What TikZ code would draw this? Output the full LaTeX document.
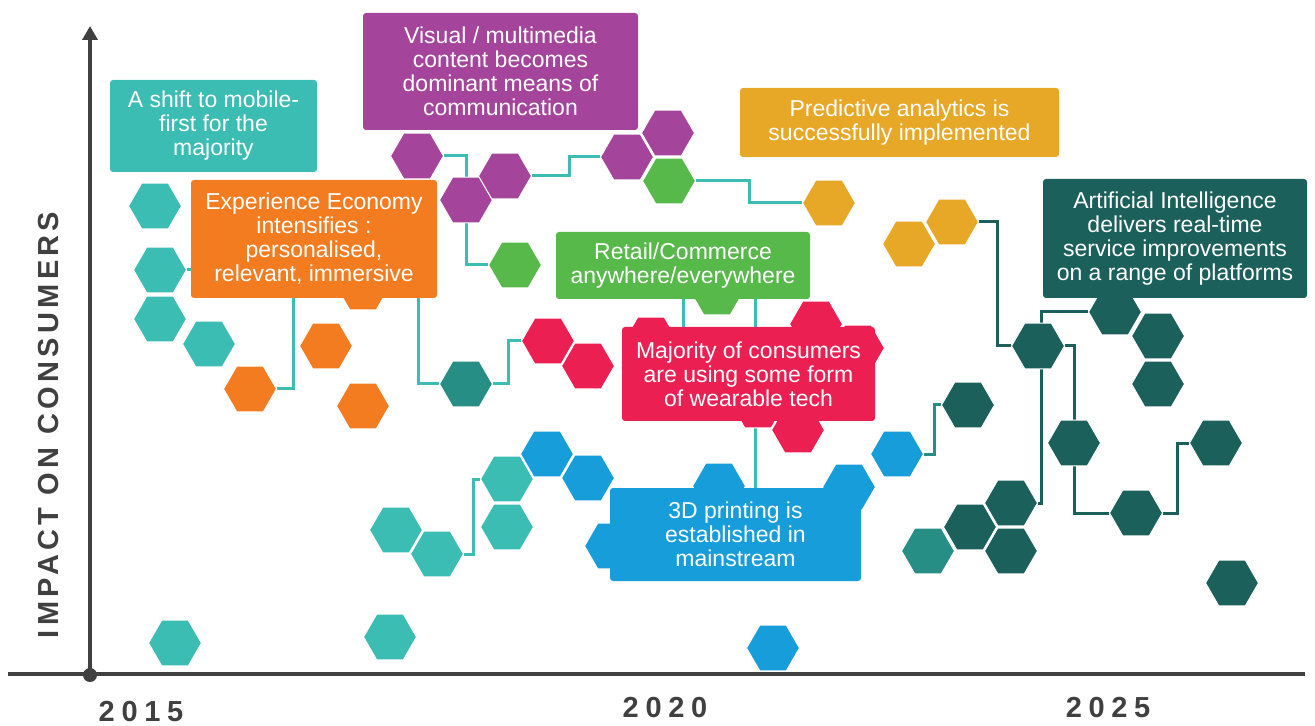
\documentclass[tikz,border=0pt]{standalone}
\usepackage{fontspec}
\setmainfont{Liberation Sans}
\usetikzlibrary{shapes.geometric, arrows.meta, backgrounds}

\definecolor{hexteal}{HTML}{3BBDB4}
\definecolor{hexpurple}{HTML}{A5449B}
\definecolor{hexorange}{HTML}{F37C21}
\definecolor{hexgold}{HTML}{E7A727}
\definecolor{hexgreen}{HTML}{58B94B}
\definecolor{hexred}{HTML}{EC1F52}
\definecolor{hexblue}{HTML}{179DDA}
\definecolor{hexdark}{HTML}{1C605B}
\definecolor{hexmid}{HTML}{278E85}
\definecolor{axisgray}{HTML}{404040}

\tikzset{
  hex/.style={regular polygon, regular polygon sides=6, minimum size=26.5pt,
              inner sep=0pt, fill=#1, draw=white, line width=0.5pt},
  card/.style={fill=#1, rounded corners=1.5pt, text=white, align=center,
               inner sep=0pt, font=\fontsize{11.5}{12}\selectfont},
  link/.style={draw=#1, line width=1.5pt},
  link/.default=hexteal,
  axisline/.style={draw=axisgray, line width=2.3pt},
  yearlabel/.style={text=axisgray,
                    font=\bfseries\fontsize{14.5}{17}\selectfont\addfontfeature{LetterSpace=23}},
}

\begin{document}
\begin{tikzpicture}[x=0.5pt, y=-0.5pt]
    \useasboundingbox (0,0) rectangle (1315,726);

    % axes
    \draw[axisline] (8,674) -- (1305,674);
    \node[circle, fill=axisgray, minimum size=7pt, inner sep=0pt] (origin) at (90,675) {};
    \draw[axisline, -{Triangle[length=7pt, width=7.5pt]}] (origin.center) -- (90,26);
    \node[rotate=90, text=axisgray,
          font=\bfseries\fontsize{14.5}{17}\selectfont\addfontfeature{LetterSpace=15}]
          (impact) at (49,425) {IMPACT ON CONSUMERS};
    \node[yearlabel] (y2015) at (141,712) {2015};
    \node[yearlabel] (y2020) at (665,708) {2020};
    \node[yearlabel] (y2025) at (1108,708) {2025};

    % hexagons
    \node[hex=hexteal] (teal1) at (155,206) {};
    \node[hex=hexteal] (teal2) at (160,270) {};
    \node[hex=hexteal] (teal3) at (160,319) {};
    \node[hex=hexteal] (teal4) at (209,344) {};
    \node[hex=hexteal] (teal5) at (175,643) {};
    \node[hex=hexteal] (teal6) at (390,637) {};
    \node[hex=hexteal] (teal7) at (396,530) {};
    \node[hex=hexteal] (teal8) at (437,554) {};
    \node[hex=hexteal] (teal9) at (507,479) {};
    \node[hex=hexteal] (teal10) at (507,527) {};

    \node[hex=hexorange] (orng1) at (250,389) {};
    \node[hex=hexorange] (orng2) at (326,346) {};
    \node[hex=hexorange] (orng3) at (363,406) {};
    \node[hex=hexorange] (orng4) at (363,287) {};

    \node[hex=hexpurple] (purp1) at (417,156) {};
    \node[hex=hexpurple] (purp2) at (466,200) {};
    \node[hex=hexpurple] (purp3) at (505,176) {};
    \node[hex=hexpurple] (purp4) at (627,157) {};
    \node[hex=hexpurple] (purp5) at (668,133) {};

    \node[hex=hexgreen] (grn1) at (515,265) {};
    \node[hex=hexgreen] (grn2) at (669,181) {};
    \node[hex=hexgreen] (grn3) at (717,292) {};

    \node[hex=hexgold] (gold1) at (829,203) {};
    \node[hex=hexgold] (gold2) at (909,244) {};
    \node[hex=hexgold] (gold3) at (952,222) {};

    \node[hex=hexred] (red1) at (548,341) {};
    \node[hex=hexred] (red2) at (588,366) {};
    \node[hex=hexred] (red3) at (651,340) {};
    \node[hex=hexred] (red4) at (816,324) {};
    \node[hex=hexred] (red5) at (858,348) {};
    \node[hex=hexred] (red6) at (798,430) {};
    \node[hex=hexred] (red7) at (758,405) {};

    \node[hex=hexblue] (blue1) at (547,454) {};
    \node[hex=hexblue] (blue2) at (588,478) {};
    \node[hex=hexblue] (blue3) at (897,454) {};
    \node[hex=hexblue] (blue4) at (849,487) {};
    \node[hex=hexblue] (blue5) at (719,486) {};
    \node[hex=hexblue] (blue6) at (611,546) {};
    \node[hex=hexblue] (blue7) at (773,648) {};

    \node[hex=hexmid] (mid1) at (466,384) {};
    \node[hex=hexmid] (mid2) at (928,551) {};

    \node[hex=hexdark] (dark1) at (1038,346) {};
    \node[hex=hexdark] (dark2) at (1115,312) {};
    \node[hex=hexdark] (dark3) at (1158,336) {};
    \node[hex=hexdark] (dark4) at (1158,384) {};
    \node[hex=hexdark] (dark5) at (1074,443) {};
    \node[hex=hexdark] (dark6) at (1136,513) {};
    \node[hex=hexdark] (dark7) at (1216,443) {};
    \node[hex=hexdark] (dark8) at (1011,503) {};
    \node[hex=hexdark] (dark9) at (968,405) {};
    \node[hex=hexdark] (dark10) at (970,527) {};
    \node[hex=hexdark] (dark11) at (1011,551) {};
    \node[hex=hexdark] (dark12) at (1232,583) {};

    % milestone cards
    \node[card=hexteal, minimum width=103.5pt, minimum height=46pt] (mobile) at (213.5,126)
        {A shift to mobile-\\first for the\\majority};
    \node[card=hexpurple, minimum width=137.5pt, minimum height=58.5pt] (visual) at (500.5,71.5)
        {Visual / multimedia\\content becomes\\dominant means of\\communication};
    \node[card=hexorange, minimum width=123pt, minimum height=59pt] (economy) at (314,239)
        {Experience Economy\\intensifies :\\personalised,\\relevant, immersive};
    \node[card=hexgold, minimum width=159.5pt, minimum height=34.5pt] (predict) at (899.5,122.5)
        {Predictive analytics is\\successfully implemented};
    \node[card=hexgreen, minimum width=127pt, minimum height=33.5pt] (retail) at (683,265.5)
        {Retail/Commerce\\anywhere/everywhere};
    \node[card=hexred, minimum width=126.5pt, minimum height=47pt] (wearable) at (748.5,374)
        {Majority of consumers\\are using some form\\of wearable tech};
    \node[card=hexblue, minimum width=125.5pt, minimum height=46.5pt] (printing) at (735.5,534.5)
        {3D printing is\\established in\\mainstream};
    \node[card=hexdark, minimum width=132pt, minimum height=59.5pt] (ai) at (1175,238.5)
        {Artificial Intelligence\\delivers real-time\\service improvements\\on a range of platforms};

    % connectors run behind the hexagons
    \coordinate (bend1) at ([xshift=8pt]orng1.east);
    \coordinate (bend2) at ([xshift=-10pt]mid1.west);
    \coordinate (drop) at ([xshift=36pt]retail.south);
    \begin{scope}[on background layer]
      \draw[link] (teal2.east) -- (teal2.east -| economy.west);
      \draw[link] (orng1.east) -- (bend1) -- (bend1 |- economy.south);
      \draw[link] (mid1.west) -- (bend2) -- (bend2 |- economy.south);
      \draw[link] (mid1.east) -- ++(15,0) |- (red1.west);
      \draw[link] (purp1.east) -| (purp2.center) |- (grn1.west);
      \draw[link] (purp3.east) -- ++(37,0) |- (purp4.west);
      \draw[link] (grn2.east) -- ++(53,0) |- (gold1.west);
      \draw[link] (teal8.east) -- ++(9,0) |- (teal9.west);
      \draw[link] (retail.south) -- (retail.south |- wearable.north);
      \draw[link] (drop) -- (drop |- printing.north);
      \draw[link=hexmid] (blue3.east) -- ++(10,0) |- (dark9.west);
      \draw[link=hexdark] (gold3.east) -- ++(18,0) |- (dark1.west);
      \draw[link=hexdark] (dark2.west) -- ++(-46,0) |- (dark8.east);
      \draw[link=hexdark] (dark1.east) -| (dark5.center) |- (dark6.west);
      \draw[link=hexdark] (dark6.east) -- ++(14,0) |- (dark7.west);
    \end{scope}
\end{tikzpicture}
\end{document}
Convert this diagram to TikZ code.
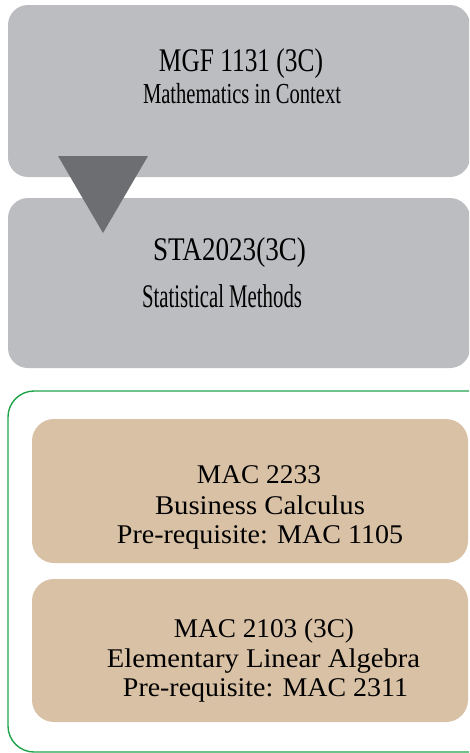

================================

• SHORT PROBLEM: Using the entries above, return each line in which the word "this" occurs.

• THE RESULT:
What TikZ code would draw this? Output the full LaTeX document.
Convert this diagram to TikZ code.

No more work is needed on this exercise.